Abstract:

Battery electric vehicles (BEVs) look to be critical to improving urban air quality, particularly in less-developed countries where cities are among the most polluted and fastest developing. However, despite sharp price drops in batteries and generous subsidies, BEV adoption in these countries remains low. Here, the tremendous growth of app-taxi and retail delivery vehicles presents a massive new opportunity. Since they register several-fold greater utilization relative to the average pure private-use vehicle, electrifying such vehicles could deliver rapid financial payback and much greater economic and pollution benefits.
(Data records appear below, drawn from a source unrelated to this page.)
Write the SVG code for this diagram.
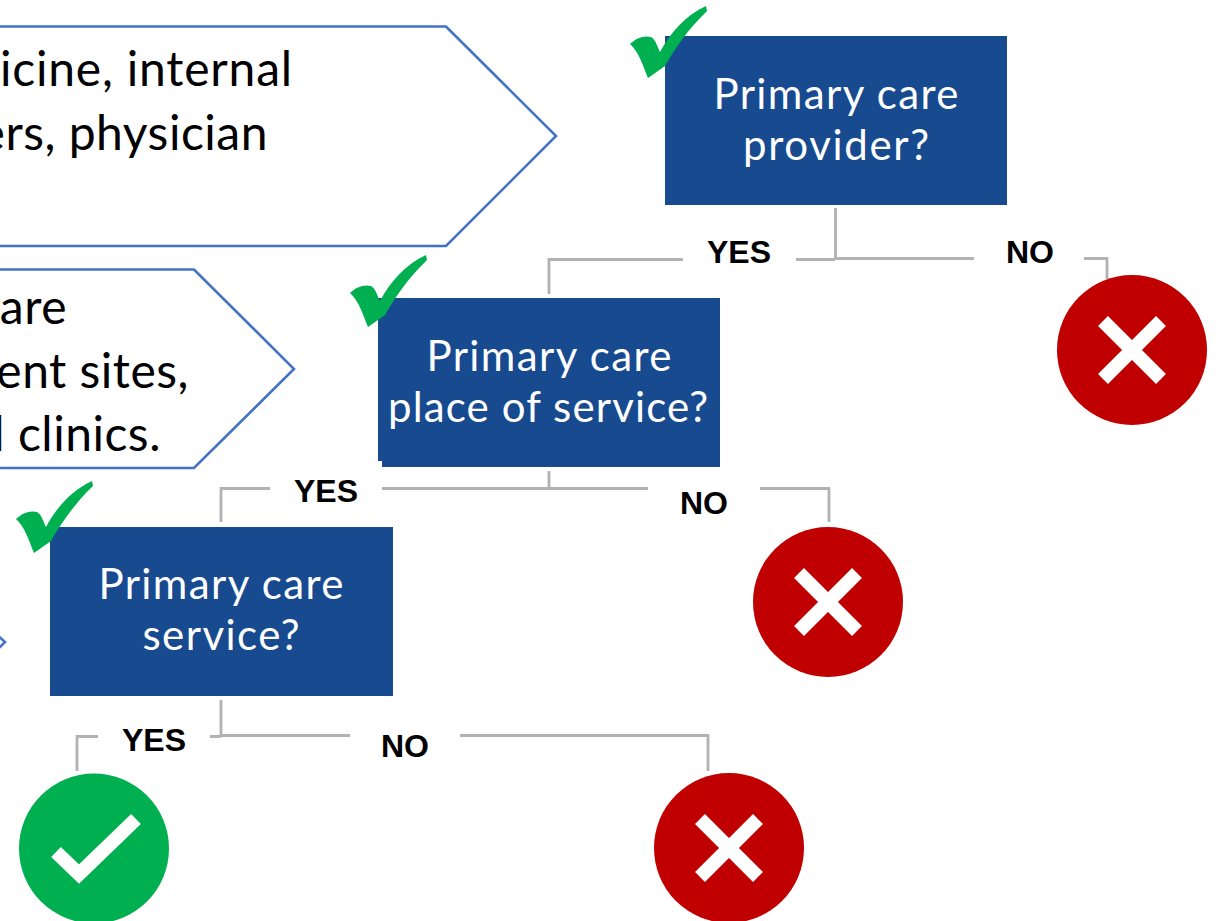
<svg xmlns="http://www.w3.org/2000/svg" width="1216" height="921" viewBox="0 0 1216 921">
<style>
.chev{fill:#fff;stroke:#4472c4;stroke-width:2.6}
.box{fill:#184a90}
.q{font-family:"Lato","Noto Sans",sans-serif;font-size:42px;fill:#fff;text-anchor:middle}
.t{font-family:"Lato","Noto Sans",sans-serif;font-size:48px;fill:#000;letter-spacing:.5px;text-anchor:end}
.l{font-family:"Liberation Sans",Arial,sans-serif;font-size:32px;font-weight:bold;fill:#000;text-anchor:middle}
.c{fill:none;stroke:#b3b1b1;stroke-width:2.8}
.x{fill:none;stroke:#fff;stroke-width:14}
.red{fill:#c00000}
.grn{fill:#00b050}
</style>
<defs>
<path id="tick" d="M0 44C6 38 14 35 21 37C26 40 27 46 30 52C40 33 56 15 76 6L77 11C58 29 44 50 35 66L18 78C13 66 9 52 0 44Z"/>
<g id="no"><circle class="red" r="75"/><path class="x" d="M-29 -29L29 29M29 -29L-29 29"/></g>
</defs>
<g id="connectors">
<path class="c" d="M835.500 208V259M683 259.500H549V294M796 259.500H835M835 258.500H974M1084 258.500H1107V279"/>
<path class="c" d="M549 471V488.500M270 488.500H221V522M382 488.500H648M760 488.500H829V522"/>
<path class="c" d="M221 700V736M98 736.500H77V771M210 736.500H221M221 735.500H350M460 735.500H708V771"/>
</g>
<g id="chevron1"><path class="chev" d="M-5 26.500H446L556 136L446 246H-5Z"/>
<text class="t" x="293" y="86" style="letter-spacing:.8px">icine, internal</text>
<text class="t" x="268" y="150">ers, physician</text></g>
<g id="chevron2"><path class="chev" d="M-5 269.500H194L294 369L194 468H-5Z"/>
<text class="t" x="67" y="324">are</text>
<text class="t" x="189" y="388">ent sites,</text>
<text class="t" x="161" y="451">l clinics.</text></g>
<g id="chevron3"><path class="chev" d="M-5 633L5 642L-5 652"/></g>
<g id="q1"><rect class="box" x="665" y="36" width="342" height="169"/>
<use href="#tick" class="grn" x="630" y="0"/>
<text class="q" x="836" y="109" textLength="245" lengthAdjust="spacing">Primary care</text><text class="q" x="836" y="160" textLength="186" lengthAdjust="spacing">provider?</text></g>
<g id="q2"><rect class="box" x="378" y="298" width="342" height="163"/><rect class="box" x="382" y="310" width="338" height="157"/>
<use href="#tick" class="grn" x="350" y="249"/>
<text class="q" x="549" y="371" textLength="245" lengthAdjust="spacing">Primary care</text><text class="q" x="548" y="422" textLength="320" lengthAdjust="spacing">place of service?</text></g>
<g id="q3"><rect class="box" x="50" y="527" width="343" height="169"/>
<use href="#tick" class="grn" x="16" y="475"/>
<text class="q" x="221" y="599" textLength="245" lengthAdjust="spacing">Primary care</text><text class="q" x="221" y="650" textLength="157" lengthAdjust="spacing">service?</text></g>
<g id="end1"><use href="#no" x="1132" y="350"/></g>
<g id="end2"><use href="#no" x="828" y="602"/></g>
<g id="end3"><use href="#no" x="729" y="848"/></g>
<g id="end4"><circle class="grn" cx="94" cy="848.500" r="75"/><path class="x" d="M56 852L79 874L136 819"/></g>
<g id="labels">
<text class="l" x="739" y="263">YES</text>
<text class="l" x="1030" y="263">NO</text>
<text class="l" x="326" y="502">YES</text>
<text class="l" x="704" y="514">NO</text>
<text class="l" x="154" y="751">YES</text>
<text class="l" x="405" y="757">NO</text>
</g>
</svg>
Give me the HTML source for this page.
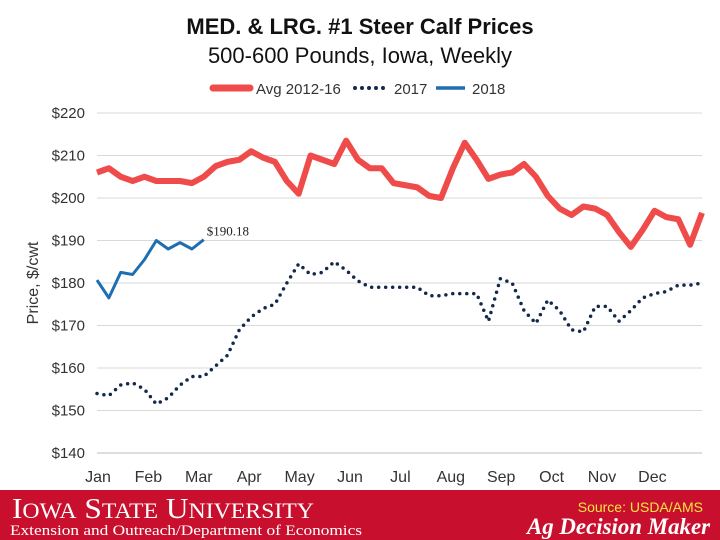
<!DOCTYPE html>
<html><head><meta charset="utf-8"><style>
body{margin:0;width:720px;height:540px;overflow:hidden;background:#fff;font-family:"Liberation Sans",Arial,sans-serif}
svg{display:block}
</style></head><body>
<svg width="720" height="540">
<text x="360" y="34" text-anchor="middle" font-size="22" font-weight="bold" fill="#111">MED. &amp; LRG. #1 Steer Calf Prices</text>
<text x="360" y="63" text-anchor="middle" font-size="22" fill="#111">500-600 Pounds, Iowa, Weekly</text>
<g>
<line x1="213" y1="88" x2="250" y2="88" stroke="#f04b4b" stroke-width="7" stroke-linecap="round"/>
<text x="256" y="94" font-size="15" fill="#333">Avg 2012-16</text>
<line x1="355" y1="88" x2="388" y2="88" stroke="#14284b" stroke-width="4" stroke-dasharray="0 7" stroke-linecap="round"/>
<text x="394" y="94" font-size="15" fill="#333">2017</text>
<line x1="436" y1="88" x2="465" y2="88" stroke="#1f6fb0" stroke-width="3.5"/>
<text x="472" y="94" font-size="15" fill="#333">2018</text>
</g>
<g id="grid"></g><g id="ylab"></g><g id="xlab"></g>
<text transform="translate(38,283) rotate(-90)" text-anchor="middle" font-size="16" fill="#333">Price, $/cwt</text>
<g id="series"></g>
<rect x="0" y="490" width="720" height="50" fill="#c8102e"/>
<text x="12" y="518" font-family="Liberation Serif,serif" font-size="29" fill="#fff" textLength="302" lengthAdjust="spacingAndGlyphs">I<tspan font-size="22">OWA</tspan> S<tspan font-size="22">TATE</tspan> U<tspan font-size="22">NIVERSITY</tspan></text>
<text x="10" y="535" font-family="Liberation Serif,serif" font-size="15" fill="#fff" textLength="352" lengthAdjust="spacingAndGlyphs">Extension and Outreach/Department of Economics</text>
<text x="703" y="512" text-anchor="end" font-size="14" fill="#f5e642">Source: USDA/AMS</text>
<text x="527" y="534" font-family="Liberation Serif,serif" font-size="23" font-weight="bold" font-style="italic" fill="#fff" textLength="183" lengthAdjust="spacingAndGlyphs">Ag Decision Maker</text>
</svg>
<script>
const months=["Jan","Feb","Mar","Apr","May","Jun","Jul","Aug","Sep","Oct","Nov","Dec"];
const yTicks=[140,150,160,170,180,190,200,210,220];
const avg=[206,207,205,204,205,204,204,204,203.5,205,207.5,208.5,209,211,209.5,208.5,204,201,210,209,208,213.5,209,207,207,203.5,203,202.5,200.5,200,207,213,209,204.5,205.5,206,208,205,200.5,197.5,196,198,197.5,196,192,188.5,192.5,197,195.5,195,189,196.5];
const y2017=[154,153.5,156,156.5,155,151.5,153,156,158,158,160.5,163,169,172,174,175,180,184.5,182,182.5,185,183,180.5,179,179,179,179,179,177,177,177.5,177.5,177.5,171,181,180,173.5,170.5,176,173.5,169,168.5,174.5,174.5,171,173.5,176.5,177.5,178,179.5,179.5,180];
const y2018=[180.7,176.5,182.5,182,185.5,190,188,189.5,188,190.18];
const ns="http://www.w3.org/2000/svg";
const X=i=>97+i*(702-97)/51, Y=v=>453-(v-140)*4.25;
function mk(t,a,p){const e=document.createElementNS(ns,t);for(const k in a)e.setAttribute(k,a[k]);document.getElementById(p).appendChild(e);return e;}
yTicks.forEach(v=>{
 const l=mk("line",{x1:97,x2:702,y1:Y(v),y2:Y(v),stroke:v==140?"#bbb":"#d9d9d9","stroke-width":1},"grid");
 
 
 const t=mk("text",{x:85,y:Y(v)+5,"text-anchor":"end","font-size":15,fill:"#333"},"ylab");t.textContent="$"+v;
 
 
});
months.forEach((m,i)=>{
 const t=mk("text",{x:98+i*50.4,y:482,"text-anchor":"middle","font-size":16,fill:"#333"},"xlab");t.textContent=m;
 
 
});
const pts=a=>a.map((v,i)=>X(i)+","+Y(v)).join(" ");
const a=mk("polyline",{points:pts(avg),fill:"none",stroke:"#f04b4b","stroke-width":6,"stroke-linejoin":"round"},"series");


const b=mk("polyline",{points:pts(y2017),fill:"none",stroke:"#14284b","stroke-width":3.5,"stroke-dasharray":"0 7","stroke-linecap":"round"},"series");


const c=mk("polyline",{points:pts(y2018),fill:"none",stroke:"#1f6fb0","stroke-width":3,"stroke-linejoin":"round"},"series");


const last=y2018.length-1;
const lb=mk("text",{x:X(last)+3,y:Y(y2018[last])-4,"font-size":13,fill:"#222","font-family":"Liberation Serif,serif"},"series");
lb.textContent="$"+y2018[last].toFixed(2);


</script>
</body></html>
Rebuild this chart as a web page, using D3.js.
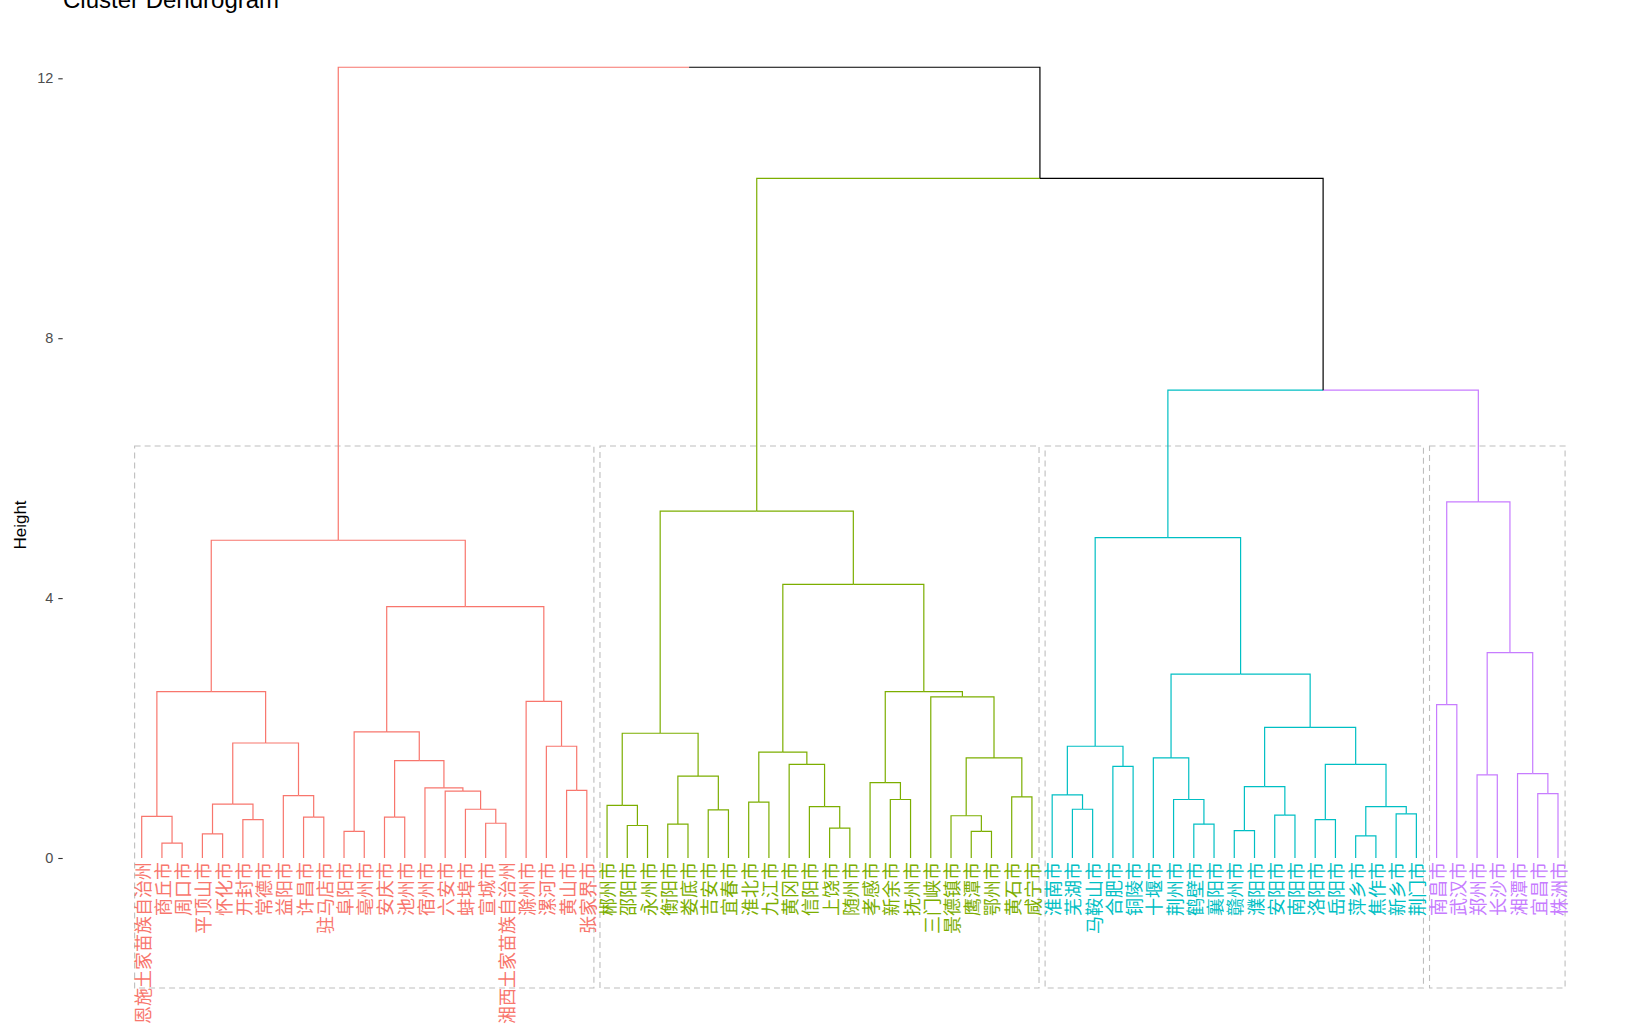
<!DOCTYPE html>
<html>
<head>
<meta charset="utf-8">
<script src="https://cdn.jsdelivr.net/npm/d3@7"></script>
<style>
  body { margin: 0; background: #fff; }
  svg { display: block; }
</style>
</head>
<body>
<div id="chart"></div>
<script>
// leaves in dendrogram order, per cluster
const redLeaves = ["恩施土家苗族自治州", "商丘市", "周口市", "平顶山市", "怀化市", "开封市", "常德市", "益阳市",
    "许昌市", "驻马店市", "阜阳市", "亳州市", "安庆市", "池州市", "宿州市", "六安市", "蚌埠市", "宣城市",
    "湘西土家苗族自治州", "滁州市", "漯河市", "黄山市", "张家界市"];
const greenLeaves = ["郴州市", "邵阳市", "永州市", "衡阳市", "娄底市", "吉安市", "宜春市", "淮北市", "九江市",
    "黄冈市", "信阳市", "上饶市", "随州市", "孝感市", "新余市", "抚州市", "三门峡市", "景德镇市", "鹰潭市",
    "鄂州市", "黄石市", "咸宁市"];
const cyanLeaves = ["淮南市", "芜湖市", "马鞍山市", "合肥市", "铜陵市", "十堰市", "荆州市", "鹤壁市", "襄阳市",
    "赣州市", "濮阳市", "安阳市", "南阳市", "洛阳市", "岳阳市", "萍乡市", "焦作市", "新乡市", "荆门市"];
const purpleLeaves = ["南昌市", "武汉市", "郑州市", "长沙市", "湘潭市", "宜昌市", "株洲市"];

const clusterColors = ["#F8766D", "#7CAE00", "#00BFC4", "#C77CFF"];
const yTicks = [0, 4, 8, 12];

// hclust-style merges: negative = leaf (-(position+1)), positive = merge row (1-based), then height
const merges = [
    [-2, -3, 0.23], [-1, 1, 0.64], [-4, -5, 0.37], [-6, -7, 0.59], [3, 4, 0.83],
    [-9, -10, 0.63], [-8, 6, 0.96], [5, 7, 1.77], [2, 8, 2.56], [-11, -12, 0.41],
    [-13, -14, 0.63], [-18, -19, 0.535], [-17, 12, 0.75], [-16, 13, 1.03], [-15, 14, 1.08],
    [11, 15, 1.50], [10, 16, 1.94], [-22, -23, 1.04], [-21, 18, 1.72], [-20, 19, 2.41],
    [17, 20, 3.87], [9, 21, 4.89],
    [-25, -26, 0.50], [-24, 23, 0.81], [-27, -28, 0.52], [-29, -30, 0.74], [25, 26, 1.26],
    [24, 27, 1.92], [-31, -32, 0.86], [-35, -36, 0.46], [-34, 30, 0.79], [-33, 31, 1.44],
    [29, 32, 1.63], [-38, -39, 0.90], [-37, 34, 1.16], [-42, -43, 0.41], [-41, 36, 0.65],
    [-44, -45, 0.94], [37, 38, 1.54], [-40, 39, 2.48], [35, 40, 2.56], [33, 41, 4.21],
    [28, 42, 5.34],
    [-47, -48, 0.75], [-46, 44, 0.97], [-49, -50, 1.41], [45, 46, 1.72], [-53, -54, 0.52],
    [-52, 48, 0.90], [-51, 49, 1.54], [-55, -56, 0.42], [-57, -58, 0.66], [51, 52, 1.10],
    [-59, -60, 0.59], [-61, -62, 0.34], [-63, -64, 0.68], [55, 56, 0.79], [54, 57, 1.44],
    [53, 58, 2.01], [50, 59, 2.83], [47, 60, 4.93],
    [-65, -66, 2.36], [-67, -68, 1.28], [-70, -71, 0.99], [-69, 64, 1.30], [63, 65, 3.16],
    [62, 66, 5.48],
    [61, 67, 7.20], [43, 68, 10.46], [22, 69, 12.17]
];

const groups = [redLeaves, greenLeaves, cyanLeaves, purpleLeaves];
const leaves = groups.flat();
const leafCluster = groups.flatMap((g, ci) => g.map(() => ci));
const cutHeight = (5.48 + 7.20) / 2;

const width = 1647, height = 1028;
const svg = d3.select("#chart").append("svg")
    .attr("width", width)
    .attr("height", height);

const x = d3.scaleLinear().domain([0, leaves.length - 1]).range([141.7, 1558]);
const y = d3.scaleLinear().domain([0, 12]).range([858, 78.3]);

// node info: x position, height, cluster (-1 if mixed)
function nodeInfo(id) {
    if (id < 0) {
        const i = -id - 1;
        return { x: x(i), h: 0, c: leafCluster[i], lo: i, hi: i };
    }
    return nodes[id - 1];
}
const nodes = [];
merges.forEach(([a, b, h]) => {
    const l = nodeInfo(a), r = nodeInfo(b);
    nodes.push({
        x: (l.x + r.x) / 2, h, c: l.c === r.c ? l.c : -1,
        lo: Math.min(l.lo, r.lo), hi: Math.max(l.hi, r.hi), left: l, right: r
    });
});

const colorOf = c => c < 0 ? "#000000" : clusterColors[c];

// branch segments, coloured by the child
const segs = [];
nodes.forEach(n => {
    [n.left, n.right].forEach(ch => {
        segs.push({ d: `M${ch.x},${y(ch.h)}V${y(n.h)}H${n.x}`, c: ch.c });
    });
});

// cluster rectangles
const rects = groups.map((g, ci) => {
    const lo = leafCluster.indexOf(ci), hi = leafCluster.lastIndexOf(ci);
    return { lo, hi, c: ci };
});
svg.append("g").selectAll("rect")
    .data(rects)
    .join("rect")
    .attr("x", d => x(d.lo - 0.35))
    .attr("width", d => x(d.hi + 0.35) - x(d.lo - 0.35))
    .attr("y", y(cutHeight))
    .attr("height", y(-2) - y(cutHeight))
    .attr("fill", "none")
    .attr("stroke", "#BEBEBE")
    .attr("stroke-width", 1.1)
    .attr("stroke-dasharray", "6,4");

svg.append("g").selectAll("path")
    .data(segs)
    .join("path")
    .attr("d", d => d.d)
    .attr("fill", "none")
    .attr("stroke", d => colorOf(d.c))
    .attr("stroke-width", 1.2);

// leaf labels
svg.append("g").selectAll("text")
    .data(leaves)
    .join("text")
    .attr("transform", (d, i) => `translate(${x(i)},${y(0) + 4}) rotate(-90)`)
    .attr("text-anchor", "end")
    .attr("dominant-baseline", "central")
    .attr("fill", (d, i) => clusterColors[leafCluster[i]])
    .style("font-family", "'Noto Sans CJK SC', sans-serif")
    .style("font-size", "18px")
    .text(d => d);

// y axis
const yAxis = svg.append("g")
    .attr("transform", "translate(62.7,0)")
    .call(d3.axisLeft(y).tickValues(yTicks).tickSize(4.4).tickPadding(5));
yAxis.select(".domain").remove();
yAxis.selectAll("line").attr("stroke", "#333333").attr("stroke-width", 1.1);
yAxis.selectAll("text")
    .attr("fill", "#4D4D4D")
    .style("font-family", "'Liberation Sans', Arial, sans-serif")
    .style("font-size", "14.5px");

svg.append("text")
    .attr("transform", "translate(26,525) rotate(-90)")
    .attr("text-anchor", "middle")
    .style("font-family", "'Liberation Sans', Arial, sans-serif")
    .style("font-size", "17px")
    .text("Height");

svg.append("text")
    .attr("x", 63)
    .attr("y", 7.5)
    .style("font-family", "'Liberation Sans', Arial, sans-serif")
    .style("font-size", "24px")
    .text("Cluster Dendrogram");
</script>
</body>
</html>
A general framework for spatially-detailed estimation of charging infrastructure, and the economic and environmental benefits of commercial fleet electrification was developed and applied to a dataset comprising ∼ 730,000 app-taxi trips spanning ∼ 15 million kilometers (km) in Delhi, India, which shows: i) ∼ 23000 BEVs with 200 km range and a network of 3000 50 kilo-Watt chargers could satisfy 100% of Delhi’s daily app-taxi demand, and relative to a compressed natural gas (diesel) fleet eliminate 180 (700) and 0.14 (70) metric tonnes of vehicle tail-pipe NOX and particulate matter emissions respectively annually and reduce lifecycle greenhouse gas emissions by 15% (27%) per km. Cost savings are sensitive to retail BEV price and government subsidies, which are not indicative of future prices given the infancy of BEV industry. Under current prices and subsidies in India, BEVs reduce levelized cost per km 21% and 37% relative to CNG and Diesel vehicles respectively. Electrification of taxi fleets increases aggregate electricity consumption 2% with insignificant increase during daily peak demand hours. Therefore, ambitious zero emissions vehicle targets for commercial light duty vehicle fleets appear environmentally, economically and socially sound. The generic framework developed and employed in this paper can help public planners and fleet operators derive a holistic understanding of the private and public costs and benefits of fleet electrification and aid in efficient planning for electrification of fleets for any given city. This framework can be applied to other vehicle segments such as buses and commercial trucks to derive a clear understanding of the charging infrastructure needs, and the economic and environmental implications of vehicle fleet electrification.